**Records supplied:**

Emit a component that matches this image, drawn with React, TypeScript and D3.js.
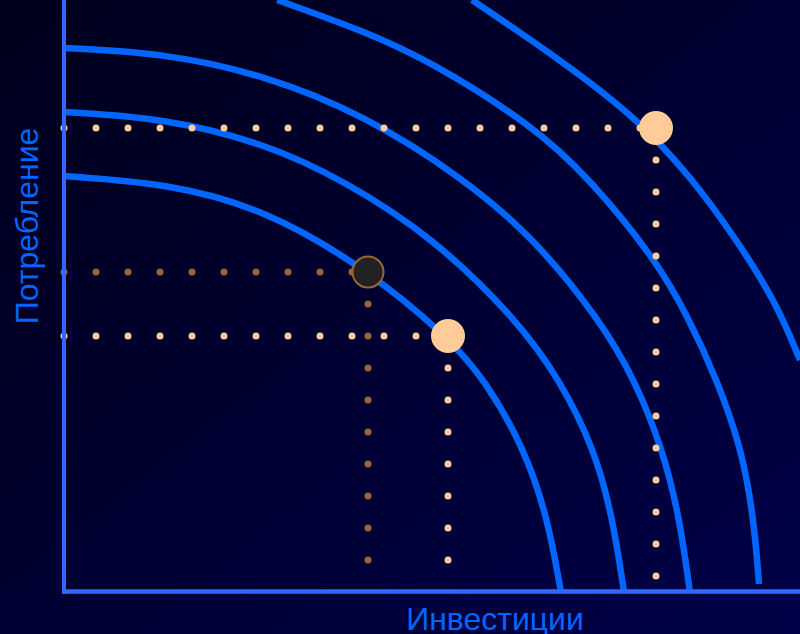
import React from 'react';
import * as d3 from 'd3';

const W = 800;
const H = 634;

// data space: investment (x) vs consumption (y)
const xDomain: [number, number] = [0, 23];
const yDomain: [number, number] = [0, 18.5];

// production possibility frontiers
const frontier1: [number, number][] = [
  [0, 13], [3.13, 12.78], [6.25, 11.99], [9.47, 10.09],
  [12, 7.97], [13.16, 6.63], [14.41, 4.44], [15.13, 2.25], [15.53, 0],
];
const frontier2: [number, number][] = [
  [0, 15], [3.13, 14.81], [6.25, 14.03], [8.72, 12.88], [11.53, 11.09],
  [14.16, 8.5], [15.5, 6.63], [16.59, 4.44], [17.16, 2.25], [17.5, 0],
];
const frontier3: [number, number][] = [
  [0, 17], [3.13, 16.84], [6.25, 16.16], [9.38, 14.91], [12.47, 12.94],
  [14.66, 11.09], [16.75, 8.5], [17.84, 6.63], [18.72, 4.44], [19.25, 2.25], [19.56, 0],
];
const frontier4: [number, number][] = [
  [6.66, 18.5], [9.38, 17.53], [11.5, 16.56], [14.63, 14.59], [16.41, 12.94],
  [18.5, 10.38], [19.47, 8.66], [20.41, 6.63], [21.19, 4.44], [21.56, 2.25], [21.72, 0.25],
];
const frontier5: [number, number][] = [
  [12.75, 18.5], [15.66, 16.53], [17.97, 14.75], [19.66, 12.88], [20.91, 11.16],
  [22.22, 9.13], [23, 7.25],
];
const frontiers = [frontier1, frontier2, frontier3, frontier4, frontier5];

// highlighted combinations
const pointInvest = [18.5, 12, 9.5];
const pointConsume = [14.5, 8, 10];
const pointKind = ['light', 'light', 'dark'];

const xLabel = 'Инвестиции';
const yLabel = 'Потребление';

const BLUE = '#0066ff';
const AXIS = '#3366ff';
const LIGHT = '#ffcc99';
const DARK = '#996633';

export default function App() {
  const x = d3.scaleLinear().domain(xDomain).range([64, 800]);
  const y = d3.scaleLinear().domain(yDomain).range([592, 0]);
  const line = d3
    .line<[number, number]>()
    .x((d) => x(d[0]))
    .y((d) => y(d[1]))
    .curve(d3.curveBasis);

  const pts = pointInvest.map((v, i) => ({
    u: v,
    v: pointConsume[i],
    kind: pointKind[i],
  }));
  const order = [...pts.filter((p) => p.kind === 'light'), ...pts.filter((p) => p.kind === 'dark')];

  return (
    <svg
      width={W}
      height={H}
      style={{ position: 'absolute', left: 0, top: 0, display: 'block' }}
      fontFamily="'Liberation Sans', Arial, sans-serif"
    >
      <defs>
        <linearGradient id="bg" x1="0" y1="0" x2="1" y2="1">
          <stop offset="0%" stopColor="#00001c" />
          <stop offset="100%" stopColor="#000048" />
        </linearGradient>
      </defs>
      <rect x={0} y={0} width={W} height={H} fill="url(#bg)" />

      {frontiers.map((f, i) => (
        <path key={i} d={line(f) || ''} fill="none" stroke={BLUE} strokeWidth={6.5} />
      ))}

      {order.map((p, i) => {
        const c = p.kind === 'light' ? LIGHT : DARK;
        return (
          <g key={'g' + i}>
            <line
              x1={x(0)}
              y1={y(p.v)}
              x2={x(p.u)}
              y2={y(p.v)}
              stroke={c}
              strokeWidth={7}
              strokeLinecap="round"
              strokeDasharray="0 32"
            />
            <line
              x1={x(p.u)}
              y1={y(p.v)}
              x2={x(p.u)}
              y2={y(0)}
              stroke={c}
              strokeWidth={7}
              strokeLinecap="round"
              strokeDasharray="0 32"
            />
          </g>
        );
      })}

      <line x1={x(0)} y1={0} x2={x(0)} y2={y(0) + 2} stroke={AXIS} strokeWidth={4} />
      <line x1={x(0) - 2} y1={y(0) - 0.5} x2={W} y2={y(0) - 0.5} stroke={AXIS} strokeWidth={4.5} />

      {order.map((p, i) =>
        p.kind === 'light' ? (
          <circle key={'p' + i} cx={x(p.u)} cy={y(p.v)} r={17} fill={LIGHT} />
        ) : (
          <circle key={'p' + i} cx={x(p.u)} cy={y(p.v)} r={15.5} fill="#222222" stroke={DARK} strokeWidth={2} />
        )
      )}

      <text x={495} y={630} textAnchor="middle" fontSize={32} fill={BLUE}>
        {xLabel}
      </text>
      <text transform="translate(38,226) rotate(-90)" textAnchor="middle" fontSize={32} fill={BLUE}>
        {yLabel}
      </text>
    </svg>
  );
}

---

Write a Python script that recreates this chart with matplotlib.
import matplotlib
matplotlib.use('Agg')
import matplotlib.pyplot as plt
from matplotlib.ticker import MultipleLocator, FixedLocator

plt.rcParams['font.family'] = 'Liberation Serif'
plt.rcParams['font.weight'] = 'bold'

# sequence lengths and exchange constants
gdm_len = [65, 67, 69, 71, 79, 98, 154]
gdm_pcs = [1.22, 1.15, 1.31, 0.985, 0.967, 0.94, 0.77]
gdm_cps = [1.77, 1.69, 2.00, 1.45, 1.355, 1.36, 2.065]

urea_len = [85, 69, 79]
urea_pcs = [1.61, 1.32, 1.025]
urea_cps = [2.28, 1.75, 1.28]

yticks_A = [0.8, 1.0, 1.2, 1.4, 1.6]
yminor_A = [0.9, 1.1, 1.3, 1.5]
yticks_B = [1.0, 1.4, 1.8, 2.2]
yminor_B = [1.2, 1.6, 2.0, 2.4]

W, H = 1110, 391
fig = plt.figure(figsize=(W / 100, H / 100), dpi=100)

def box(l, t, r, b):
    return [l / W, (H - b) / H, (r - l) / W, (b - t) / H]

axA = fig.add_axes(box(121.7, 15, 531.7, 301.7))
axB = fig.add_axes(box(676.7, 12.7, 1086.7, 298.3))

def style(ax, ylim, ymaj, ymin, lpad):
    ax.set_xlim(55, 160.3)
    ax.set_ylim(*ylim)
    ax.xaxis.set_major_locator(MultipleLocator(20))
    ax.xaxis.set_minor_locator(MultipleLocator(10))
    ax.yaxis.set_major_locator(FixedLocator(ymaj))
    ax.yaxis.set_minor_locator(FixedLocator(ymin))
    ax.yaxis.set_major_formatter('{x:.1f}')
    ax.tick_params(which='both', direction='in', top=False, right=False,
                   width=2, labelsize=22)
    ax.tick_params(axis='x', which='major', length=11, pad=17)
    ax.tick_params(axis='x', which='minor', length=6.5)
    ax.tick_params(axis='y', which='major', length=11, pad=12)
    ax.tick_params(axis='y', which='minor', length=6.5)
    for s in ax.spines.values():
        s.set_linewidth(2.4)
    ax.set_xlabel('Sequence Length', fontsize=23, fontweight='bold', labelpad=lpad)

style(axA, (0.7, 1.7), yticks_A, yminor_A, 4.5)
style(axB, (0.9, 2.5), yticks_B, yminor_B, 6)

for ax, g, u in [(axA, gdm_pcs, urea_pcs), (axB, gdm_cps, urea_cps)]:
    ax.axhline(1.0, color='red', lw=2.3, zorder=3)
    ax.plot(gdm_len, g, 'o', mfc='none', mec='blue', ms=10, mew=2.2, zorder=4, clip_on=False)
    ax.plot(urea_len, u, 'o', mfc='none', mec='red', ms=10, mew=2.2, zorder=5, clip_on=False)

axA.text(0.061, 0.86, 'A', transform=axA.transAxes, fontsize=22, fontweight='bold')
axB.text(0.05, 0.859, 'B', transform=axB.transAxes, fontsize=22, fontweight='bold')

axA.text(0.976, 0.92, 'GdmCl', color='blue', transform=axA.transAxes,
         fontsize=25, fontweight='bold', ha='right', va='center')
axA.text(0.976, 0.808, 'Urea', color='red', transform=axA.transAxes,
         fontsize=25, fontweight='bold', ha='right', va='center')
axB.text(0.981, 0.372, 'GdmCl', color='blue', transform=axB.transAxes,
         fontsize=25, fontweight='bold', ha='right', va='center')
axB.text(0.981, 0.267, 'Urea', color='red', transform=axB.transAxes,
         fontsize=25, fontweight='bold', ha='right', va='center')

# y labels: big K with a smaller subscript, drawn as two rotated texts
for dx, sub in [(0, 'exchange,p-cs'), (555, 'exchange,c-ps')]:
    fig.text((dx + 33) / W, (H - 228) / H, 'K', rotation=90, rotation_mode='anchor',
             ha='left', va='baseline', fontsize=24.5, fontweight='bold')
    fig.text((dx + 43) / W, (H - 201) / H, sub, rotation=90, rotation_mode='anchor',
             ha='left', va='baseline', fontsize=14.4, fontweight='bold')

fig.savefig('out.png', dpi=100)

**Exercise task:** Lines from the one with "Emit a component" through the one with "const yDomain: [number, number] = [0, 18.5];" are the only ones to quote. Quote them exactly and leave out pictures.

**The output:**
Emit a component that matches this image, drawn with React, TypeScript and D3.js.
import React from 'react';
import * as d3 from 'd3';

const W = 800;
const H = 634;

// data space: investment (x) vs consumption (y)
const xDomain: [number, number] = [0, 23];
const yDomain: [number, number] = [0, 18.5];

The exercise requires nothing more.